§ Required task
Copy out the data below as written; omit any images.

§ Source material

########

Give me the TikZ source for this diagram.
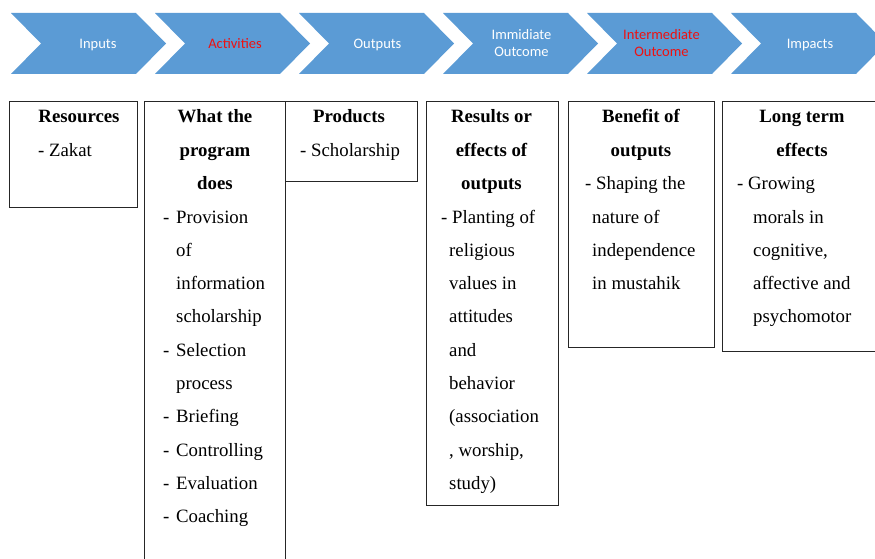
\documentclass[tikz,border=0pt]{standalone}
\usepackage{fontspec}
\setmainfont{Liberation Serif}
\newfontfamily\calib{Carlito}
\definecolor{chev}{HTML}{5B9BD5}
\definecolor{chevred}{HTML}{EE1111}
\tikzset{
  chevtxt/.style={font=\calib\fontsize{14.5}{17}\selectfont, text=white, inner sep=0pt, anchor=base, align=center},
  chevred/.style={chevtxt, text=chevred},
  box/.style={draw=black!85, line width=1pt, inner sep=0pt, anchor=north west},
  head/.style={font=\fontsize{18.8}{22}\selectfont\bfseries, inner sep=0pt, anchor=base},
  txt/.style={font=\fontsize{18.8}{22}\selectfont, inner sep=0pt, anchor=base west},
}
\begin{document}
\begin{tikzpicture}[x=1pt,y=-1pt]
\useasboundingbox (0,0) rectangle (875,559);
\clip (0,0) rectangle (875,559);
% chevrons
\foreach \s in {11,155,299,443,587,731}{
  \fill[chev] (\s,13) -- (\s+125,13) -- (\s+155,43.5) -- (\s+125,74) -- (\s,74) -- (\s+30,43.5) -- cycle;
}
\node[chevtxt] (c1) at (98,49) {Inputs};
\node[chevred] (c2) at (235,49) {Activities};
\node[chevtxt] (c3) at (377.5,49) {Outputs};
\node[chevtxt] (c4a) at (521.5,40) {Immidiate};
\node[chevtxt] (c4b) at (521.5,57) {Outcome};
\node[chevred] (c5a) at (661.5,40) {Intermediate};
\node[chevred] (c5b) at (661.5,57) {Outcome};
\node[chevtxt] (c6) at (810,49) {Impacts};
% boxes
\node[box, minimum width=128pt, minimum height=106pt] (res) at (9,101) {};
\node[box, minimum width=141pt, minimum height=480pt] (act) at (143.5,101) {};
\node[box, minimum width=132.5pt, minimum height=80pt] (prod) at (284.5,101) {};
\node[box, minimum width=131.5pt, minimum height=404pt] (resu) at (426,101) {};
\node[box, minimum width=146pt, minimum height=245.5pt] (ben) at (568,101) {};
\node[box, minimum width=170pt, minimum height=249.5pt] (lt) at (721.5,101) {};
% Resources
\node[head] (r1) at (79,123) {Resources};
\node[txt] (r2) at (38,156.3) {- Zakat};
% Activities
\node[head] (a1) at (215,123) {What the};
\node[head] (a2) at (215,156.3) {program};
\node[head] (a3) at (215,189.6) {does};
\node[txt] (a4) at (163,223) {-};
\node[txt] (a4t) at (176,223) {Provision};
\node[txt] (a5) at (176,256.3) {of};
\node[txt] (a6) at (176,289.6) {information};
\node[txt] (a7) at (176,322.9) {scholarship};
\node[txt] (a8) at (163,356.2) {-};
\node[txt] (a8t) at (176,356.2) {Selection};
\node[txt] (a9) at (176,389.5) {process};
\node[txt] (a10) at (163,422.8) {-};
\node[txt] (a10t) at (176,422.8) {Briefing};
\node[txt] (a11) at (163,456.1) {-};
\node[txt] (a11t) at (176,456.1) {Controlling};
\node[txt] (a12) at (163,489.4) {-};
\node[txt] (a12t) at (176,489.4) {Evaluation};
\node[txt] (a13) at (163,522.7) {-};
\node[txt] (a13t) at (176,522.7) {Coaching};
% Products
\node[head] (p1) at (349,123) {Products};
\node[txt] (p2) at (300,156.3) {- Scholarship};
% Results
\node[head] (s1) at (491.5,123) {Results or};
\node[head] (s2) at (491.5,156.3) {effects of};
\node[head] (s3) at (491.5,189.6) {outputs};
\node[txt] (s4) at (441,223) {- Planting of};
\node[txt] (s5) at (449,256.3) {religious};
\node[txt] (s6) at (449,289.6) {values in};
\node[txt] (s7) at (449,322.9) {attitudes};
\node[txt] (s8) at (449,356.2) {and};
\node[txt] (s9) at (449,389.5) {behavior};
\node[txt] (s10) at (449,422.8) {(association};
\node[txt] (s11) at (449,456.1) {, worship,};
\node[txt] (s12) at (449,489.4) {study)};
% Benefit
\node[head] (b1) at (641,123) {Benefit of};
\node[head] (b2) at (641,156.3) {outputs};
\node[txt] (b3) at (585,189.6) {- Shaping the};
\node[txt] (b4) at (592,223) {nature of};
\node[txt] (b5) at (592,256.3) {independence};
\node[txt] (b6) at (592,289.6) {in mustahik};
% Long term
\node[head] (l1) at (802,123) {Long term};
\node[head] (l2) at (802,156.3) {effects};
\node[txt] (l3) at (737,189.6) {- Growing};
\node[txt] (l4) at (753,223) {morals in};
\node[txt] (l5) at (753,256.3) {cognitive,};
\node[txt] (l6) at (753,289.6) {affective and};
\node[txt] (l7) at (753,322.9) {psychomotor};
\end{tikzpicture}
\end{document}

########

§ The result
Give me the TikZ source for this diagram.
\documentclass[tikz,border=0pt]{standalone}
\usepackage{fontspec}
\setmainfont{Liberation Serif}
\newfontfamily\calib{Carlito}
\definecolor{chev}{HTML}{5B9BD5}
\definecolor{chevred}{HTML}{EE1111}
\tikzset{
  chevtxt/.style={font=\calib\fontsize{14.5}{17}\selectfont, text=white, inner sep=0pt, anchor=base, align=center},
  chevred/.style={chevtxt, text=chevred},
  box/.style={draw=black!85, line width=1pt, inner sep=0pt, anchor=north west},
  head/.style={font=\fontsize{18.8}{22}\selectfont\bfseries, inner sep=0pt, anchor=base},
  txt/.style={font=\fontsize{18.8}{22}\selectfont, inner sep=0pt, anchor=base west},
}
\begin{document}
\begin{tikzpicture}[x=1pt,y=-1pt]
\useasboundingbox (0,0) rectangle (875,559);
\clip (0,0) rectangle (875,559);
% chevrons
\foreach \s in {11,155,299,443,587,731}{
  \fill[chev] (\s,13) -- (\s+125,13) -- (\s+155,43.5) -- (\s+125,74) -- (\s,74) -- (\s+30,43.5) -- cycle;
}
\node[chevtxt] (c1) at (98,49) {Inputs};
\node[chevred] (c2) at (235,49) {Activities};
\node[chevtxt] (c3) at (377.5,49) {Outputs};
\node[chevtxt] (c4a) at (521.5,40) {Immidiate};
\node[chevtxt] (c4b) at (521.5,57) {Outcome};
\node[chevred] (c5a) at (661.5,40) {Intermediate};
\node[chevred] (c5b) at (661.5,57) {Outcome};
\node[chevtxt] (c6) at (810,49) {Impacts};
% boxes
\node[box, minimum width=128pt, minimum height=106pt] (res) at (9,101) {};
\node[box, minimum width=141pt, minimum height=480pt] (act) at (143.5,101) {};
\node[box, minimum width=132.5pt, minimum height=80pt] (prod) at (284.5,101) {};
\node[box, minimum width=131.5pt, minimum height=404pt] (resu) at (426,101) {};
\node[box, minimum width=146pt, minimum height=245.5pt] (ben) at (568,101) {};
\node[box, minimum width=170pt, minimum height=249.5pt] (lt) at (721.5,101) {};
% Resources
\node[head] (r1) at (79,123) {Resources};
\node[txt] (r2) at (38,156.3) {- Zakat};
% Activities
\node[head] (a1) at (215,123) {What the};
\node[head] (a2) at (215,156.3) {program};
\node[head] (a3) at (215,189.6) {does};
\node[txt] (a4) at (163,223) {-};
\node[txt] (a4t) at (176,223) {Provision};
\node[txt] (a5) at (176,256.3) {of};
\node[txt] (a6) at (176,289.6) {information};
\node[txt] (a7) at (176,322.9) {scholarship};
\node[txt] (a8) at (163,356.2) {-};
\node[txt] (a8t) at (176,356.2) {Selection};
\node[txt] (a9) at (176,389.5) {process};
\node[txt] (a10) at (163,422.8) {-};
\node[txt] (a10t) at (176,422.8) {Briefing};
\node[txt] (a11) at (163,456.1) {-};
\node[txt] (a11t) at (176,456.1) {Controlling};
\node[txt] (a12) at (163,489.4) {-};
\node[txt] (a12t) at (176,489.4) {Evaluation};
\node[txt] (a13) at (163,522.7) {-};
\node[txt] (a13t) at (176,522.7) {Coaching};
% Products
\node[head] (p1) at (349,123) {Products};
\node[txt] (p2) at (300,156.3) {- Scholarship};
% Results
\node[head] (s1) at (491.5,123) {Results or};
\node[head] (s2) at (491.5,156.3) {effects of};
\node[head] (s3) at (491.5,189.6) {outputs};
\node[txt] (s4) at (441,223) {- Planting of};
\node[txt] (s5) at (449,256.3) {religious};
\node[txt] (s6) at (449,289.6) {values in};
\node[txt] (s7) at (449,322.9) {attitudes};
\node[txt] (s8) at (449,356.2) {and};
\node[txt] (s9) at (449,389.5) {behavior};
\node[txt] (s10) at (449,422.8) {(association};
\node[txt] (s11) at (449,456.1) {, worship,};
\node[txt] (s12) at (449,489.4) {study)};
% Benefit
\node[head] (b1) at (641,123) {Benefit of};
\node[head] (b2) at (641,156.3) {outputs};
\node[txt] (b3) at (585,189.6) {- Shaping the};
\node[txt] (b4) at (592,223) {nature of};
\node[txt] (b5) at (592,256.3) {independence};
\node[txt] (b6) at (592,289.6) {in mustahik};
% Long term
\node[head] (l1) at (802,123) {Long term};
\node[head] (l2) at (802,156.3) {effects};
\node[txt] (l3) at (737,189.6) {- Growing};
\node[txt] (l4) at (753,223) {morals in};
\node[txt] (l5) at (753,256.3) {cognitive,};
\node[txt] (l6) at (753,289.6) {affective and};
\node[txt] (l7) at (753,322.9) {psychomotor};
\end{tikzpicture}
\end{document}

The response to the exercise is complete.